Op 22 februari 2021 heeft de Rechtbank Noord-Nederland uitspraak gedaan in de strafzaak tegen een verdachte, geboren in 1998, die werd beschuldigd van afpersing en poging tot diefstal. De zaak werd behandeld in Groningen, waar de verdachte niet aanwezig was, maar vertegenwoordigd werd door zijn advocaat, mr. F.H. Kappelhof. Het openbaar ministerie werd vertegenwoordigd door mr. T.H. Pitstra. De tenlastelegging omvatte onder andere het bedreigen van een slachtoffer met een mes en het eisen van geld, alsook het pogen in te breken in een woning en het stelen van goederen.
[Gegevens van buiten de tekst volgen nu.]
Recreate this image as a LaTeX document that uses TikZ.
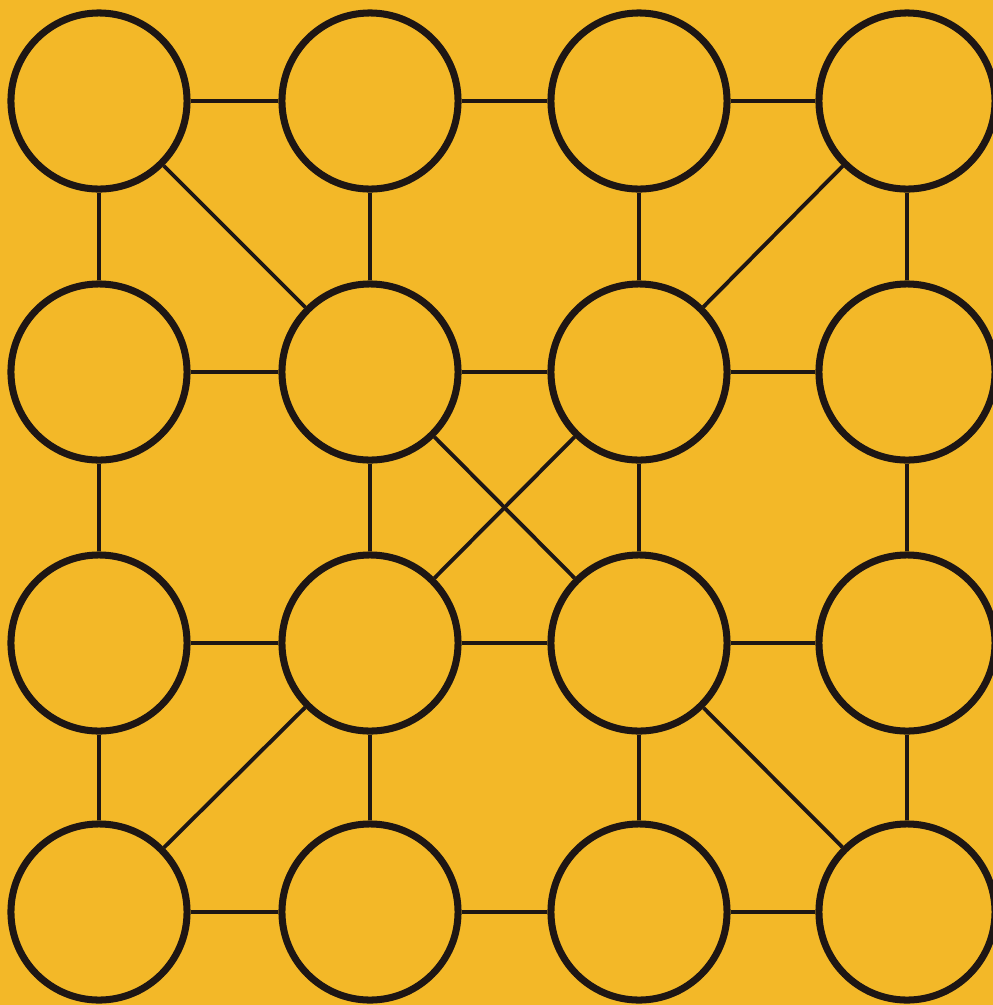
\documentclass[tikz,border=0pt]{standalone}
\usepackage{tikz}
\usetikzlibrary{positioning}
\definecolor{sheet}{RGB}{243,184,40}
\definecolor{ink}{RGB}{30,22,20}

\begin{document}
\begin{tikzpicture}[x=0.01cm,y=-0.01cm,
		spot/.style={circle,draw=ink,line width=2pt,minimum size=1.76cm,inner sep=0pt},
		link/.style={draw=ink,line width=1.1pt}]
		
		% --- yellow sheet ---
		\useasboundingbox (0,0) rectangle (993,1005);
		\clip (0,0) rectangle (993,1005);
		\fill[sheet] (0,0) rectangle (993,1005);
		
		% ======================================================
		% circles, row by row
		% ======================================================
		\node[spot] (c11) at (99,101) {};
		\node[spot] (c12) at (370,101) {};
		\node[spot] (c13) at (639,101) {};
		\node[spot] (c14) at (907,101) {};
		
		\node[spot] (c21) at (99,372) {};
		\node[spot] (c22) at (370,372) {};
		\node[spot] (c23) at (639,372) {};
		\node[spot] (c24) at (907,372) {};
		
		\node[spot] (c31) at (99,643) {};
		\node[spot] (c32) at (370,643) {};
		\node[spot] (c33) at (639,643) {};
		\node[spot] (c34) at (907,643) {};
		
		\node[spot] (c41) at (99,912) {};
		\node[spot] (c42) at (370,912) {};
		\node[spot] (c43) at (639,912) {};
		\node[spot] (c44) at (907,912) {};
		
		% ======================================================
		% horizontal links
		% ======================================================
		\draw[link] (c11) -- (c12) -- (c13) -- (c14);
		\draw[link] (c21) -- (c22) -- (c23) -- (c24);
		\draw[link] (c31) -- (c32) -- (c33) -- (c34);
		\draw[link] (c41) -- (c42) -- (c43) -- (c44);
		
		% ======================================================
		% vertical links
		% ======================================================
		\draw[link] (c11) -- (c21) -- (c31) -- (c41);
		\draw[link] (c12) -- (c22) -- (c32) -- (c42);
		\draw[link] (c13) -- (c23) -- (c33) -- (c43);
		\draw[link] (c14) -- (c24) -- (c34) -- (c44);
		
		% ======================================================
		% diagonal links
		% ======================================================
		\draw[link] (c11) -- (c22);
		\draw[link] (c14) -- (c23);
		\draw[link] (c22) -- (c33);   % centre cross
		\draw[link] (c23) -- (c32);
		\draw[link] (c32) -- (c41);
		\draw[link] (c33) -- (c44);
		
	\end{tikzpicture}
\end{document}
De rechtbank heeft de verdachte vrijgesproken van de afpersing, omdat er onvoldoende bewijs was voor een nauwe en bewuste samenwerking met medeverdachten. Echter, de rechtbank heeft de verdachte wel schuldig bevonden aan de poging tot diefstal met braak en de winkeldiefstal, waarbij de verdachte in een winkel een verpakking gerookte zalm had weggenomen. De rechtbank oordeelde dat de verdachte, hoewel hij minderjarig was ten tijde van de poging tot diefstal, onder het jeugdstrafrecht moest worden berecht.
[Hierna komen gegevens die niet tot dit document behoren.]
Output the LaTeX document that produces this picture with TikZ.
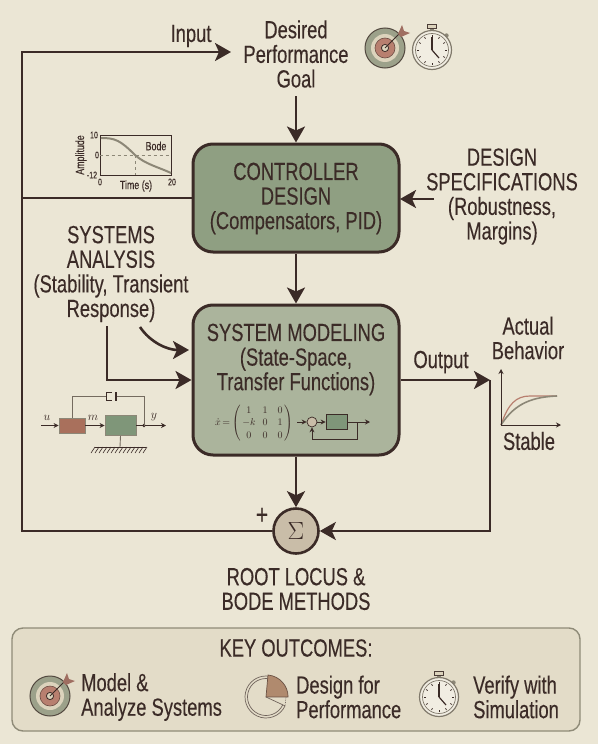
\documentclass[tikz,border=0pt]{standalone}
\usepackage{fontspec}
\setmainfont{Liberation Sans}[FakeStretch=0.74,FakeBold=0.25]
\usetikzlibrary{arrows.meta}
\definecolor{bgc}{HTML}{EBE6D5}
\definecolor{ink}{HTML}{3B2B27}
\definecolor{ctrlg}{HTML}{8F9F82}
\definecolor{sysg}{HTML}{ABB49C}
\definecolor{keyb}{HTML}{E3DCC8}
\definecolor{keyl}{HTML}{8F8B78}
\definecolor{brick}{HTML}{A9705C}
\definecolor{bgreen}{HTML}{7F9679}
\definecolor{ringg}{HTML}{9CA18A}
\definecolor{cream}{HTML}{DCD3BC}
\definecolor{rose}{HTML}{B87F6F}
\definecolor{tanc}{HTML}{B08A6E}
\definecolor{sumc}{HTML}{C9BDA8}
\definecolor{greyl}{HTML}{8C8777}
\newcommand{\bigtxt}{\fontsize{24.8}{24.6}\selectfont}
\newcommand{\smalltxt}{\fontsize{12}{12}\selectfont}
\newcommand{\ticky}{\fontsize{9.5}{10}\selectfont}
\tikzset{
  lbl/.style={text=ink,align=center,font=\bigtxt,inner sep=0pt},
  lbll/.style={text=ink,align=left,font=\bigtxt,inner sep=0pt,anchor=west},
  smalll/.style={text=ink,font=\smalltxt,inner sep=0pt},
  ticklbl/.style={text=ink,font=\ticky,inner sep=0pt},
  wire/.style={draw=ink,line width=2.6pt},
  arr/.style={draw=ink,line width=2.6pt,-{Stealth[length=16pt,width=18pt,inset=4pt]}},
  thinwire/.style={draw=ink,line width=0.9pt},
  thinarr/.style={draw=ink,line width=0.9pt,-{Stealth[length=5pt,width=5pt]}},
  blockbox/.style={draw=ink,line width=3pt,rounded corners=20pt,inner sep=0pt},
  targeticon/.pic={
    \fill[ringg,draw=ink!75!ringg,line width=1pt] (0,0) circle (20);
    \fill[cream] (0,0) circle (14);
    \fill[rose,draw=ink!60!rose,line width=.6pt] (0,0) circle (10);
    \fill[cream,draw=ink,line width=.8pt] (0,0) circle (3.6);
    \draw[ink,line width=.9pt] (0,0) -- (17,17);
    \fill[rose!80!ink] (13,14) -- (17,23) -- (19,17) -- (25,15) -- (16,11) -- cycle;
  },
  clockicon/.pic={
    \fill[greyl] (-2,19) rectangle (2,23);
    \fill[cream,draw=ink!80!greyl,line width=.8pt] (-4.5,22) rectangle (4.5,26);
    \fill[greyl] (14.5,14.5) circle (2.2);
    \draw[greyl!85!ink,line width=1.2pt,fill=bgc!70!white] (0,0) circle (19.5);
    \draw[greyl!85!ink,line width=.7pt] (0,0) circle (16.5);
    \foreach \a in {0,30,...,330} {\draw[ink,line width=.7pt] (\a:13) -- (\a:15);}
    \draw[ink,line width=1.2pt] (0,0) -- (0,13);
    \draw[ink,line width=1.2pt] (0,0) -- (7,-8);
  },
  pieicon/.pic={
    \draw[ink!70!bgc,line width=.7pt] (-25:21) arc[start angle=-25,end angle=-280,radius=21];
    \draw[ink!70!bgc,line width=.7pt] (-25:18.5) arc[start angle=-25,end angle=-280,radius=18.5];
    \fill[tanc,draw=ink!60!tanc,line width=.7pt] (0,0) -- (2,22) arc[start angle=85,end angle=0,radius=22] -- cycle;
    \draw[ink!70!bgc,line width=.7pt] (0,0) -- (-25:21);
    \draw[ink!70!bgc,line width=.7pt,densely dotted] (20,0) -- (-25:21);
  },
}
\begin{document}
\begin{tikzpicture}[x=1pt,y=1pt]
\useasboundingbox (0,0) rectangle (598,-744);
\fill[bgc] (0,0) rectangle (598,-744);

% Key outcomes panel
\node[name=keypanel,draw=keyl,fill=keyb,line width=1.4pt,rounded corners=11pt,minimum width=568pt,minimum height=103pt,inner sep=0pt] at (296,-679.5) {};
\node[lbl] (keytitle) at (296,-648) {KEY OUTCOMES:};
\pic at (50,-696) {targeticon};
\node[lbll] (k1) at (81,-697) {Model \&\\Analyze Systems};
\pic at (266,-697) {pieicon};
\node[lbll] (k2) at (296,-697) {Design for\\Performance};
\pic at (439,-697) {clockicon};
\node[lbll] (k3) at (473,-697) {Verify with\\Simulation};

% Main blocks
\node[blockbox,fill=ctrlg,minimum width=206pt,minimum height=108pt] (ctrl) at (296,-198) {};
\node[lbl] (ctrltext) at (296,-198.5) {CONTROLLER\\DESIGN\\(Compensators, PID)};
\node[blockbox,fill=sysg,minimum width=206pt,minimum height=150pt] (sys) at (296,-380) {};
\node[lbl] (systext) at (296,-359.5) {SYSTEM MODELING\\(State-Space,\\Transfer Functions)};
\node[name=sum,circle,draw=ink,fill=sumc,line width=2.6pt,minimum size=45pt,inner sep=0pt,text=ink,font=\fontsize{25}{25}\selectfont] at (296,-531) {$\Sigma$};

% Text labels
\node[lbl] (goal) at (296,-54) {Desired\\Performance\\Goal};
\node[lbl] (inputl) at (191,-36) {Input};
\node[lbl] (spec) at (502,-196.5) {DESIGN\\SPECIFICATIONS\\(Robustness,\\Margins)};
\node[lbl] (analysis) at (111,-274) {SYSTEMS\\ANALYSIS\\(Stability, Transient\\Response)};
\node[lbl] (outl) at (441,-362) {Output};
\node[lbl] (actual) at (528,-338) {Actual\\Behavior};
\node[lbl] (stable) at (529,-441) {Stable};
\node[lbl] (rootl) at (296,-589) {ROOT LOCUS \&\\BODE METHODS};
\node[text=ink,inner sep=0pt,font=\fontsize{28}{28}\selectfont] (plusl) at (262,-516) {+};

% Connector anchors
\coordinate (fbl) at (22,-531);
\coordinate (fbt) at (22,-52);
\coordinate (fbm) at (22,-198);
\coordinate (intip) at (231,-52);
\coordinate (goalfoot) at (296,-96);
\coordinate (specfoot) at (434,-199);
\coordinate (ctrlspec) at (400,-199);
\coordinate (outj) at (490,-380);
\coordinate (outb) at (490,-531);
\coordinate (a1) at (107,-326);
\coordinate (a2) at (107,-380);
\coordinate (b1) at (140,-327);
\coordinate (b2) at (189,-350);

% Connectors
\draw[arr] (sum.west) -- (fbl) -- (fbt) -- (intip);
\draw[wire] (ctrl.west) -- (fbm);
\draw[arr] (goalfoot) -- (ctrl.north);
\draw[arr] (ctrl.south) -- (sys.north);
\draw[arr] (sys.south) -- (sum.north);
\draw[arr] (specfoot) -- (ctrlspec);
\draw[arr] (sys.east) -- (outj);
\draw[arr] (outj) -- (outb) -- (sum.east);
\draw[arr] (a1) -- (a2) -- (sys.west);
\draw[arr] (b1) .. controls (150,-342) and (167,-350) .. (b2);

% Target and clock at the top
\pic at (385,-48) {targeticon};
\pic at (432,-50) {clockicon};

% Bode inset
\node[draw=ink,line width=.8pt,minimum width=71pt,minimum height=40pt,inner sep=0pt] (bodebox) at (135.5,-155) {};
\draw[greyl,line width=.7pt,dashed] (bodebox.west) -- (bodebox.east);
\draw[greyl,line width=.7pt,dashed] (135,-155) -- (135,-175);
\draw[greyl,line width=2pt] (101,-138) .. controls (115,-138) and (120,-140) .. (135,-155) .. controls (145,-164) and (158,-167) .. (171,-173);
\node[smalll] (bodel) at (156,-146) {Bode};
\node[smalll] (bodet) at (136,-186) {Time (s)};
\node[smalll,rotate=90] (bodea) at (81,-155) {Amplitude};
\node[ticklbl] (t1) at (94,-135) {10};
\node[ticklbl] (t2) at (97,-155) {0};
\node[ticklbl] (t3) at (92,-175) {-12};
\node[ticklbl] (t4) at (100,-182) {0};
\node[ticklbl] (t5) at (172,-182) {20};

% Mechanical block diagram
\node[draw=greyl,fill=brick,line width=.8pt,minimum width=26pt,minimum height=15pt,inner sep=0pt] (redb) at (72,-425.5) {};
\node[draw=greyl,fill=bgreen,line width=.8pt,minimum width=31pt,minimum height=20pt,inner sep=0pt] (greenb) at (120.5,-425.5) {};
\coordinate (min) at (41,-425.5);
\coordinate (mout) at (166,-425.5);
\coordinate (mdot) at (144,-425.5);
\coordinate (mtopl) at (72,-396);
\coordinate (mtopr) at (144,-396);
\coordinate (capl) at (106,-396);
\coordinate (capr) at (116,-396);
\coordinate (gnd) at (120,-447);
\draw[thinarr] (min) -- (redb.west);
\draw[thinarr] (redb.east) -- (greenb.west);
\draw[thinarr] (greenb.east) -- (mout);
\fill[ink] (mdot) circle (1.8);
\draw[thinwire,greyl!70!ink] (redb.north) -- (mtopl) -- (capl);
\draw[thinwire,greyl!70!ink] (capr) -- (mtopr) -- (mdot);
\draw[thinwire] (112,-392.5) -- (106,-392.5) -- (106,-400) -- (112,-400);
\draw[ink,line width=1.1pt] (116,-392) -- (116,-401);
\draw[thinwire,greyl!70!ink] (greenb.south) -- (gnd);
\draw[ink,line width=.8pt] (95,-447) -- (146,-447);
\foreach \h in {95,99,...,147} {\draw[ink,line width=.6pt] (\h,-447) -- (\h-4,-453);}
\node[text=ink,inner sep=0pt,font=\fontsize{12}{12}\selectfont] (ul) at (47,-418) {$u$};
\node[text=ink,inner sep=0pt,font=\fontsize{12}{12}\selectfont] (ml) at (93,-418) {$m$};
\node[text=ink,inner sep=0pt,font=\fontsize{12}{12}\selectfont] (yl) at (154,-417) {$y$};

% Equation in the modeling block
\node[text=ink,inner sep=0pt,font=\fontsize{10}{12.5}\selectfont] (eqn) at (254,-423) {$\dot{x}\,{=}\left(\begin{array}{@{\,}c@{\hspace{7pt}}c@{\hspace{10pt}}c@{\,}}1&1&0\\-k&0&1\\0&0&0\end{array}\right)$};
\node[circle,draw=ink,fill=sumc,line width=.7pt,minimum size=10pt,inner sep=0pt] (msum) at (312,-422) {};
\node[draw=ink,fill=bgreen,line width=.7pt,minimum width=21pt,minimum height=15pt,inner sep=0pt] (mblk) at (336.5,-422) {};
\coordinate (ein) at (297,-422);
\coordinate (eout) at (370,-422);
\coordinate (ej) at (357,-422);
\coordinate (ed) at (357,-439);
\coordinate (el) at (312,-439);
\draw[thinarr] (ein) -- (msum.west);
\draw[thinarr] (msum.east) -- (mblk.west);
\draw[thinarr] (mblk.east) -- (eout);
\draw[thinarr] (ej) -- (ed) -- (el) -- (msum.south);

% Step response sketch
\coordinate (po) at (501,-425);
\coordinate (py) at (501,-369);
\coordinate (px) at (561,-425);
\draw[rose,line width=1.2pt] (po) .. controls (508,-404) and (516,-396) .. (530,-396) -- (557,-396);
\draw[greyl,line width=1.6pt] (po) .. controls (512,-408) and (526,-397) .. (557,-396);
\draw[thinarr] (po) -- (py);
\draw[thinarr] (po) -- (px);
\end{tikzpicture}
\end{document}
De rechtbank heeft rekening gehouden met de omstandigheden van de zaak, de persoon van de verdachte en de vordering van de officier van justitie. Uiteindelijk is de verdachte veroordeeld tot een jeugddetentie van zestien dagen, waarbij de tijd in voorlopige hechtenis in mindering wordt gebracht. De uitspraak werd gedaan door een meervoudige kamer, bestaande uit drie rechters, en is openbaar uitgesproken op 22 februari 2021.